We walked everything. Another tough day on my back. We walked to the river, and it was very lovely. Went to the MAS museum, which is a really neat building. You can go to the roof for free and get a great view of the city. The Grote Markt area with the OLV Cathedral and Brabo fountain and all the medieval streets around it were really neat. I’m a huge beer nerd, so we stopped in a convenience store type store and were able to buy a six-pack of Westvleteren (nicknamed “Westy,” pronounced West-flee-teren) consistently rated the #1 beer in the world, made by Trappist monks and not exported to the states) and some other goodies. We also got some Belgian chocolates to take back.

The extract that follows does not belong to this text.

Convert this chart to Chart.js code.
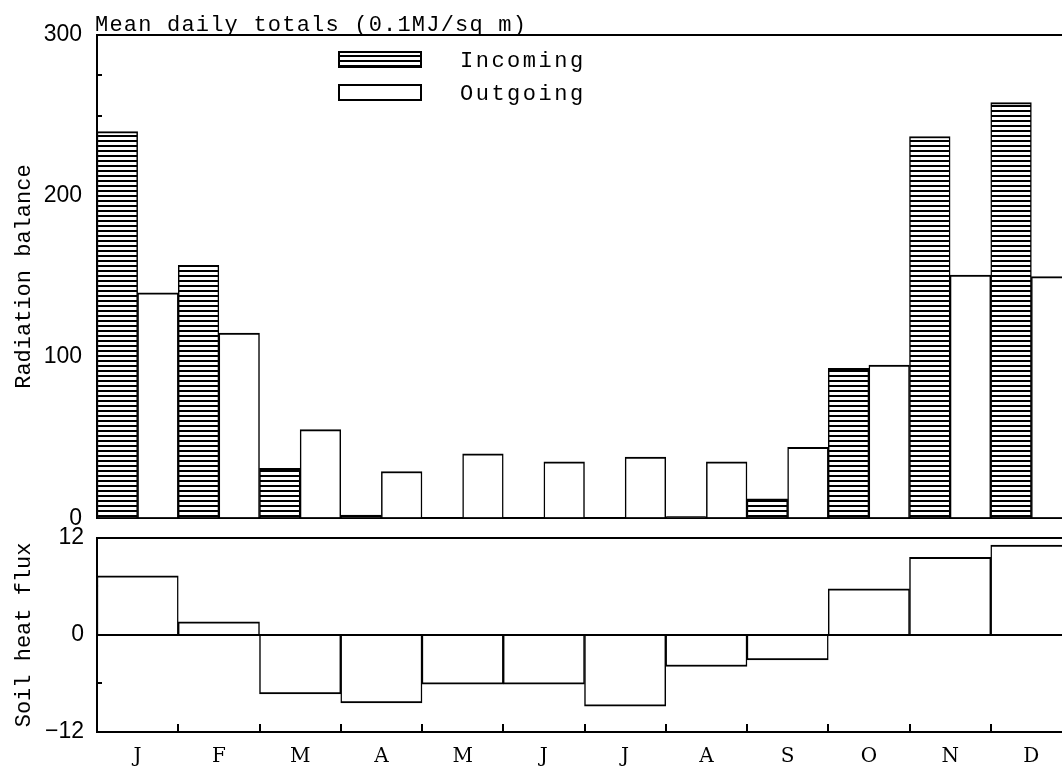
<!DOCTYPE html>
<html>
<head>
<meta charset="utf-8">
<script src="https://cdn.jsdelivr.net/npm/chart.js@4/dist/chart.umd.min.js"></script>
<style>
  html, body { margin: 0; padding: 0; background: #fff; overflow: hidden; }
  #wrap { position: relative; width: 1062px; height: 768px; overflow: hidden; }
  #wrap canvas { position: absolute; left: 0; }
  #balance { top: 0; }
  #soil { top: 506px; }
</style>
</head>
<body>
<div id="wrap">
  <canvas id="soil" width="1080" height="262"></canvas>
  <canvas id="balance" width="1080" height="552"></canvas>
</div>
<script>
// monthly means, 0.1 MJ/sq m per day
var months = ['J', 'F', 'M', 'A', 'M', 'J', 'J', 'A', 'S', 'O', 'N', 'D'];
var incoming = [240, 157, 31, 2, 0, 0, 0, 1, 12, 93, 237, 258];
var outgoing = [140, 115, 55, 29, 40, 35, 38, 35, 44, 95, 151, 150];
var soilFlux = [7.3, 1.6, -7.3, -8.4, -6.1, -6.1, -8.8, -3.9, -3.1, 5.7, 9.6, 11.1];
var balanceLabels = [0, 100, 200, 300];
var soilLabels = [-12, 0, 12];

var mono = '"Liberation Mono", "DejaVu Sans Mono", monospace';
var numFont = { family: '"Liberation Sans", Arial, sans-serif', size: 23 };
var black = '#000';
var clear = 'rgba(0,0,0,0)';

// horizontal line shading for the incoming bars
function hatchPattern(ctx) {
  var c = document.createElement('canvas');
  c.width = 8; c.height = 5;
  var g = c.getContext('2d');
  g.fillStyle = '#fff';
  g.fillRect(0, 0, 8, 5);
  g.fillStyle = black;
  g.fillRect(0, 0, 8, 2);
  return ctx.createPattern(c, 'repeat');
}

var balanceCtx = document.getElementById('balance').getContext('2d');
var hatch = hatchPattern(balanceCtx);

// heading and key for the upper panel
var panelText = {
  id: 'panelText',
  afterDraw: function(chart) {
    var ctx = chart.ctx;
    ctx.save();
    ctx.fillStyle = black;
    ctx.font = '22px ' + mono;
    ctx.textBaseline = 'alphabetic';
    ctx.letterSpacing = '1.2px';
    ctx.fillText('Mean daily totals (0.1MJ/sq m)', 95, 31);
    ctx.letterSpacing = '2.5px';
    chart.data.datasets.forEach(function(ds, i) {
      var y = 51 + i * 33;
      ctx.fillStyle = ds.backgroundColor;
      ctx.fillRect(338, y, 84, 17);
      ctx.lineWidth = 2;
      ctx.strokeStyle = black;
      ctx.strokeRect(339, y + 1, 82, 15);
      ctx.fillStyle = black;
      ctx.fillText(ds.label, 460, y + 16);
    });
    ctx.restore();
  }
};

var barBorder = { top: 2, left: 1.5, right: 1.5, bottom: 2 };

new Chart(balanceCtx, {
  type: 'bar',
  data: {
    labels: months,
    datasets: [{
      label: 'Incoming',
      data: incoming,
      backgroundColor: hatch,
      borderColor: black,
      borderWidth: barBorder,
      categoryPercentage: 1,
      barPercentage: 1
    }, {
      label: 'Outgoing',
      data: outgoing,
      backgroundColor: '#fff',
      borderColor: black,
      borderWidth: barBorder,
      categoryPercentage: 1,
      barPercentage: 1
    }]
  },
  options: {
    responsive: false,
    animation: false,
    layout: { padding: { top: 35, right: 8, bottom: 12, left: 0 } },
    plugins: { legend: { display: false }, tooltip: { enabled: false } },
    scales: {
      x: {
        grid: { display: false },
        border: { display: true, color: black, width: 2 },
        ticks: { display: false },
        afterFit: function(s) { s.height = 0; }
      },
      y: {
        min: 0,
        max: 300,
        afterFit: function(s) { s.width = 97; },
        ticks: {
          stepSize: 25,
          autoSkip: false,
          padding: 20,
          color: black,
          font: numFont,
          callback: function(v) { return balanceLabels.indexOf(v) >= 0 ? String(v) : ''; }
        },
        grid: {
          color: function(c) { return c.tick && c.tick.value === 300 ? black : clear; },
          tickColor: black,
          tickLength: -5,
          lineWidth: 2
        },
        border: { display: true, color: black, width: 2 },
        title: {
          display: true,
          text: 'Radiation balance',
          color: black,
          font: { family: mono, size: 22 },
          padding: { top: 11, bottom: 0 }
        }
      }
    }
  },
  plugins: [panelText]
});

new Chart(document.getElementById('soil'), {
  type: 'bar',
  data: {
    labels: months,
    datasets: [{
      label: 'Soil heat flux',
      data: soilFlux,
      backgroundColor: '#fff',
      borderColor: black,
      borderWidth: barBorder,
      categoryPercentage: 1,
      barPercentage: 1
    }]
  },
  options: {
    responsive: false,
    animation: false,
    layout: { padding: { top: 18, right: 8, bottom: 0, left: 0 } },
    plugins: { legend: { display: false }, tooltip: { enabled: false } },
    scales: {
      x: {
        offset: true,
        afterFit: function(s) { s.height = 36; },
        grid: { offset: true, drawOnChartArea: false, tickColor: black, tickLength: -8, lineWidth: 2 },
        border: { display: true, color: black, width: 2 },
        ticks: {
          color: black,
          padding: 21,
          font: { family: '"DejaVu Serif", "Liberation Serif", serif', size: 20 }
        }
      },
      y: {
        min: -12,
        max: 12,
        afterFit: function(s) { s.width = 97; },
        ticks: {
          stepSize: 6,
          autoSkip: false,
          padding: 18,
          color: black,
          font: numFont,
          callback: function(v) {
            if (soilLabels.indexOf(v) < 0) return '';
            return v < 0 ? '\u2212' + Math.abs(v) : String(v);
          }
        },
        grid: {
          color: function(c) { return c.tick && (c.tick.value === 12 || c.tick.value === 0) ? black : clear; },
          tickColor: black,
          tickLength: -5,
          lineWidth: 2
        },
        border: { display: true, color: black, width: 2 },
        title: {
          display: true,
          text: 'Soil heat flux',
          color: black,
          font: { family: mono, size: 22 },
          padding: { top: 11, bottom: 0 }
        }
      }
    }
  }
});
</script>
</body>
</html>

Speaking of beers, the #1 beer bar in the world is called Kulminator. They don’t open until 4pm (should have checked about that earlier) and they only take cash. Ran by an older couple that are adorable and so nice and have so much beer knowledge. It’s like you’re drinking in your grandparents living room and their basement is INSANE. We ordered a bunch of Westy, and the 2004 was so good it made me cry when I drank it. I’m not joking.
Back in Amsterdam…
For my last full day of the trip, I did some solo touristy stuff while Kristen hung out with the niecelet. I saw the palace, shopped around for souvenirs, and had lunch in the courtyard of a museum. It was a nice a peaceful place. Not sure of the name, but it was by the Amsterdam Dungeon. Stuff I didn’t do this trip but I want to do next time I visit: definitely a canal cruise, and maybe I’ll be in a more landmark/museumy kind of mood and I can check out the Frank house and Van Gogh museum. I definitely want to see the Red Light District and compare to Thailand.